Attorney General and Minister of Home Affairs, Adriel Brathwaite, stressed this, as he delivered the feature address at the Kiwanis Club of Barbados South’s Installation Ceremony held last Saturday, at Southern Palms Hotel, St. Lawrence, Christ Church.
He said the other agencies involved included the Ministry of Education, the National Council on Substance Abuse, the Ministry of Family, Youth, Sports and Culture, and non-governmental organisations.
In light of this, the Attorney-General announced that a two-day consultation would be held this week at the Lloyd Erskine Sandiford Centre, where stakeholders would meet to look at practical solutions to the problem of violence among our youth.
In addition, the Attorney General was of the view that the issue of youth and crime could not be fully addressed without some form of community intervention. To this end, he disclosed that the National Task Force on Crime Prevention had started an outreach campaign that involved going into communities to speak to residents about crime and to engage them on related topics. He indicated that the Haynesville and Deacons districts had already been visited and Oistins would be next on the list.
"The Government is aware that the preservation of law and order is critical, but we are cognisant of the fact that we need to buttress the work of the Royal Barbados Police Force with other documented and proven successes. The Government has adopted a multifaceted approach to the problem of crime and deviance, which focuses on addressing the problem of crime from prevention to treatment.
"This involves education, targeting at-risk youth and their parents or wards, community outreach, and strengthening existing rehabilitation programmes within the prisons and other institutions.

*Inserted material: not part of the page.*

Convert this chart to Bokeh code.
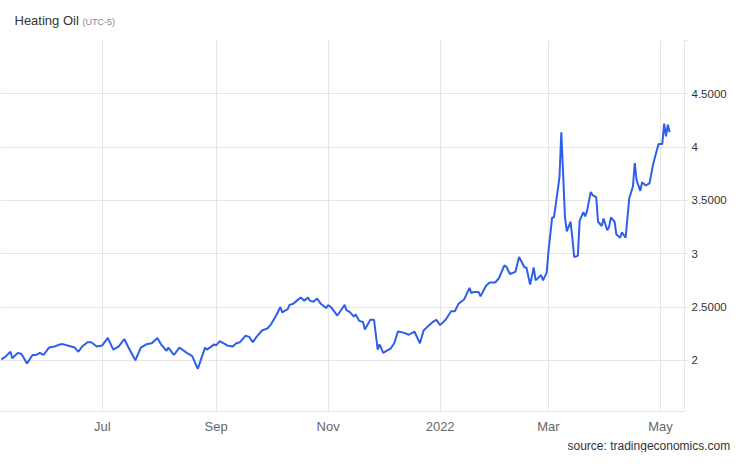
import pandas as pd
from bokeh.plotting import figure
from bokeh.layouts import column
from bokeh.models import Range1d, FixedTicker, Label, Title
from bokeh.embed import file_html
from bokeh.resources import INLINE

# ---- data ----
dates = [
    "2021-05-07", "2021-05-09", "2021-05-12", "2021-05-13", "2021-05-16", "2021-05-18", "2021-05-21", "2021-05-24", "2021-05-26", "2021-05-28", "2021-05-30",
    "2021-06-02", "2021-06-05", "2021-06-08", "2021-06-10", "2021-06-14", "2021-06-16", "2021-06-18", "2021-06-20", "2021-06-23", "2021-06-25", "2021-06-28",
    "2021-07-01", "2021-07-04", "2021-07-07", "2021-07-10", "2021-07-13", "2021-07-15", "2021-07-19", "2021-07-22", "2021-07-25", "2021-07-28", "2021-07-31",
    "2021-08-02", "2021-08-05", "2021-08-06", "2021-08-09", "2021-08-12", "2021-08-16", "2021-08-19", "2021-08-22", "2021-08-26", "2021-08-27", "2021-08-31",
    "2021-09-01", "2021-09-03", "2021-09-07", "2021-09-10", "2021-09-12", "2021-09-14", "2021-09-17", "2021-09-19", "2021-09-21", "2021-09-23", "2021-09-26", "2021-09-29",
    "2021-10-01", "2021-10-04", "2021-10-06", "2021-10-07", "2021-10-10", "2021-10-11", "2021-10-13", "2021-10-15", "2021-10-17", "2021-10-19", "2021-10-21", "2021-10-22", "2021-10-24", "2021-10-26", "2021-10-28", "2021-10-31",
    "2021-11-01", "2021-11-03", "2021-11-06", "2021-11-08", "2021-11-10", "2021-11-11", "2021-11-13", "2021-11-15", "2021-11-16", "2021-11-18", "2021-11-20", "2021-11-21", "2021-11-24", "2021-11-26", "2021-11-28", "2021-11-29",
    "2021-12-01", "2021-12-03", "2021-12-05", "2021-12-07", "2021-12-09", "2021-12-12", "2021-12-15", "2021-12-18", "2021-12-21", "2021-12-23", "2021-12-26", "2021-12-28", "2021-12-30",
    "2022-01-01", "2022-01-04", "2022-01-07", "2022-01-09", "2022-01-11", "2022-01-14", "2022-01-17", "2022-01-18", "2022-01-19", "2022-01-22", "2022-01-23", "2022-01-26", "2022-01-28", "2022-01-31",
    "2022-02-02", "2022-02-05", "2022-02-06", "2022-02-08", "2022-02-11", "2022-02-13", "2022-02-16", "2022-02-17", "2022-02-19", "2022-02-21", "2022-02-22", "2022-02-25", "2022-02-26", "2022-02-28",
    "2022-03-01", "2022-03-03", "2022-03-04", "2022-03-06", "2022-03-07", "2022-03-08", "2022-03-10", "2022-03-11", "2022-03-13", "2022-03-14", "2022-03-15", "2022-03-17", "2022-03-18", "2022-03-20", "2022-03-21", "2022-03-22", "2022-03-24", "2022-03-25", "2022-03-27", "2022-03-28", "2022-03-30", "2022-03-31",
    "2022-04-02", "2022-04-03", "2022-04-04", "2022-04-06", "2022-04-07", "2022-04-09", "2022-04-10", "2022-04-12", "2022-04-14", "2022-04-16", "2022-04-17", "2022-04-18", "2022-04-20", "2022-04-21", "2022-04-23", "2022-04-25", "2022-04-27", "2022-04-29", "2022-04-30",
    "2022-05-02", "2022-05-03", "2022-05-04", "2022-05-05", "2022-05-06",
]
prices = [
    2.01, 2.03, 2.08, 2.02, 2.07, 2.06, 1.97, 2.05, 2.05, 2.07, 2.05,
    2.12, 2.13, 2.15, 2.15, 2.13, 2.12, 2.08, 2.13, 2.17, 2.17, 2.13,
    2.14, 2.21, 2.10, 2.13, 2.20, 2.13, 2.00, 2.12, 2.15, 2.16, 2.21,
    2.15, 2.09, 2.12, 2.05, 2.12, 2.07, 2.04, 1.92, 2.12, 2.10, 2.15,
    2.14, 2.18, 2.14, 2.13, 2.16, 2.17, 2.23, 2.22, 2.17, 2.22, 2.28, 2.30,
    2.34, 2.43, 2.50, 2.45, 2.48, 2.52, 2.53, 2.56, 2.59, 2.56, 2.59, 2.56, 2.55, 2.58, 2.53, 2.49,
    2.52, 2.49, 2.42, 2.47, 2.52, 2.47, 2.45, 2.41, 2.43, 2.37, 2.36, 2.29, 2.38, 2.38, 2.10, 2.15,
    2.07, 2.09, 2.11, 2.16, 2.27, 2.26, 2.24, 2.27, 2.16, 2.28, 2.33, 2.36, 2.38,
    2.33, 2.38, 2.46, 2.46, 2.53, 2.57, 2.68, 2.63, 2.64, 2.64, 2.60, 2.70, 2.73, 2.73,
    2.77, 2.89, 2.88, 2.81, 2.83, 2.97, 2.87, 2.87, 2.71, 2.87, 2.75, 2.80, 2.75, 2.82,
    3.02, 3.34, 3.34, 3.59, 3.72, 4.14, 3.34, 3.21, 3.30, 3.15, 2.97, 2.98, 3.31, 3.39, 3.35, 3.40, 3.58, 3.55, 3.53, 3.30, 3.26, 3.33,
    3.22, 3.25, 3.34, 3.30, 3.18, 3.15, 3.20, 3.15, 3.52, 3.63, 3.85, 3.69, 3.59, 3.67, 3.64, 3.66, 3.84, 3.97, 4.03,
    4.03, 4.22, 4.10, 4.21, 4.14,
]
x_tick_dates = ["2021-07-01", "2021-09-01", "2021-11-01", "2022-01-01", "2022-03-01", "2022-05-01"]
x_tick_labels = ["Jul", "Sep", "Nov", "2022", "Mar", "May"]
y_ticks = [2, 2.5, 3, 3.5, 4, 4.5, 5]
y_tick_labels = ["2", "2.5000", "3", "3.5000", "4", "4.5000", ""]

title_text = "Heating Oil"
subtitle_text = "(UTC-5)"
source_text = "source: tradingeconomics.com"

W = 730
grid_color = "#e6e6e6"
font = "Liberation Sans"

# ---- header (title + subtitle) ----
head = figure(width=W, height=40, x_range=Range1d(0, W), y_range=Range1d(0, 40),
              output_backend="svg", toolbar_location=None,
              min_border_left=0, min_border_right=0, min_border_top=0, min_border_bottom=0)
head.axis.visible = False
head.grid.visible = False
head.outline_line_color = None
head.add_layout(Label(x=14, y=20, x_units="screen", y_units="screen",
                      text=title_text, text_font=font, text_font_size="13px",
                      text_color="#333333", text_baseline="middle"))
head.add_layout(Label(x=82, y=19, x_units="screen", y_units="screen",
                      text=subtitle_text, text_font=font, text_font_size="9px",
                      text_color="#888888", text_baseline="middle"))

# ---- main chart ----
x_dt = pd.to_datetime(dates)
p = figure(
    width=W, height=412,
    x_axis_type="datetime", y_axis_location="right",
    x_range=Range1d(pd.Timestamp("2021-05-06 13:40"), pd.Timestamp("2022-05-14 02:00")),
    y_range=Range1d(1.52, 5.0),
    output_backend="svg", toolbar_location=None,
    min_border_left=0, min_border_right=46, min_border_top=0, min_border_bottom=41,
)
p.outline_line_color = None

p.line(x_dt, prices, line_color="#2d5fea", line_width=2)

x_ms = [pd.Timestamp(d).value / 1e6 for d in x_tick_dates]
p.xaxis.ticker = FixedTicker(ticks=x_ms)
p.xaxis.major_label_overrides = {float(t): lab for t, lab in zip(x_ms, x_tick_labels)}
p.xaxis.axis_line_color = grid_color
p.xaxis.major_tick_line_color = None
p.xaxis.minor_tick_line_color = None
p.xaxis.major_label_text_font = font
p.xaxis.major_label_text_font_size = "13px"
p.xaxis.major_label_text_color = "#666666"
p.xaxis.major_label_standoff = 1
p.xgrid.ticker = FixedTicker(ticks=x_ms)
p.xgrid.grid_line_color = grid_color

p.yaxis.ticker = FixedTicker(ticks=y_ticks)
p.yaxis.major_label_overrides = {float(t): lab for t, lab in zip(y_ticks, y_tick_labels)}
p.yaxis.axis_line_color = grid_color
p.yaxis.major_tick_line_color = grid_color
p.yaxis.major_tick_out = 3
p.yaxis.major_tick_in = 0
p.yaxis.minor_tick_line_color = None
p.yaxis.major_label_text_font = font
p.yaxis.major_label_text_font_size = "11.5px"
p.yaxis.major_label_text_color = "#333333"
p.yaxis.major_label_standoff = 4
p.ygrid.ticker = FixedTicker(ticks=y_ticks)
p.ygrid.grid_line_color = grid_color

# source note as a title under the x axis
p.add_layout(Title(text=source_text, align="left", offset=567, standoff=0,
                   text_font=font, text_font_size="12px", text_font_style="normal",
                   text_color="#333333"), "below")

layout = column(head, p, spacing=0)
open("out.html", "w").write(file_html(layout, INLINE))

We are also working more closely with non-governmental organisations such as the Kiwanis and similar service organisations," he noted.
Mr. Brathwaite called on service organisations, in particular, to invest in young people, since they were "our most valuable resource" and he urged on the news media to be more responsible as agents of information sharing in highlighting more positive news about young people.
He added: "We need as many hands on deck to reverse the worrisome trends of crime that not Barbados, but the entire world is presently facing. This starts with a revisit of our morals and values, and the way we interact with our young people. Prevention is always better than cure, and every effort is needed to stop the revolving door of recidivism through proper intervention and preventative interventions at the community and social level."
He stressed that government would not abdicate its responsibility to monitor and enforce, if necessary, minimum moral standards and other social behaviours, for the overall well being of the society.